Last week we had a three-day science and technology review of laboratory operations. The DOE S&T Review is one of the principal yearly reviews of the laboratory and has a very wide scope, including evaluations of:
- the quality and significance of recent S&T accomplishments and the merit and feasibility of future plans to maximize scientific opportunities
- the effectiveness and efficiency of facility operations and of the planning for future facility upgrades
- the effectiveness of laboratory management in strategic planning, developing core competencies, setting priorities and promoting a culture of safety
- the leadership and creativity of laboratory scientific and technical staff
- the quality of our interactions with the scientific community
Listening to the presentations would make any employee of Fermilab proud of the enormous quantity and quality of work the laboratory is doing. Overall, the committee was impressed with our program and had important advice for us in a few areas.
One area where the reviewers felt we could do better is in communicating and working together with the national particle physics community. This is an area that is very important for us, and we take this advice seriously. We have done all our strategic planning with the community’s involvement, we implement programs and projects in collaboration with many members of the community, and scientists from more than 100 U.S. institutions collaborate on Fermilab experiments. Still, it was important for us to hear that we could do better in this area, especially as the community looks toward the Snowmass conference in 2013 where the scientific opportunities of the future U.S. program will be discussed.
A second concern of our reviewers was our choice to maintain a full plate of projects and programs, even at the risk of some delays. The committee understood the importance for the laboratory of pursuing multiple projects, but advised us that this strategy is acceptable only if it does not endanger U.S. competitiveness. We currently have a considerable lead over other world regions in all of our projects, but this could change in the future. Vigilance in this area is very important.

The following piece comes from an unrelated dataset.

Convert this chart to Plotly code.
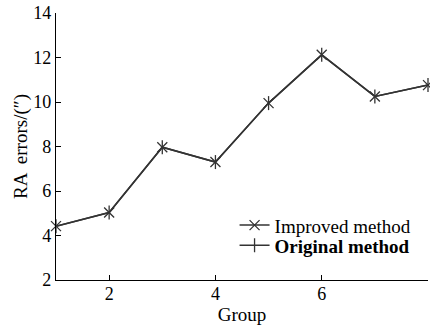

The reviewers also recommended that we step up our efforts in providing the simulation framework to allow folks here at Fermilab, as well as our collaborators at universities, to make extensive simulations throughout the development of our projects, from design to analysis. They also advised us on the importance of MicroBooNE, not only because of its potential for revealing interesting physics, but also because demonstrating mastery of liquid-argon time projection chamber technology is so important for the future of LBNE.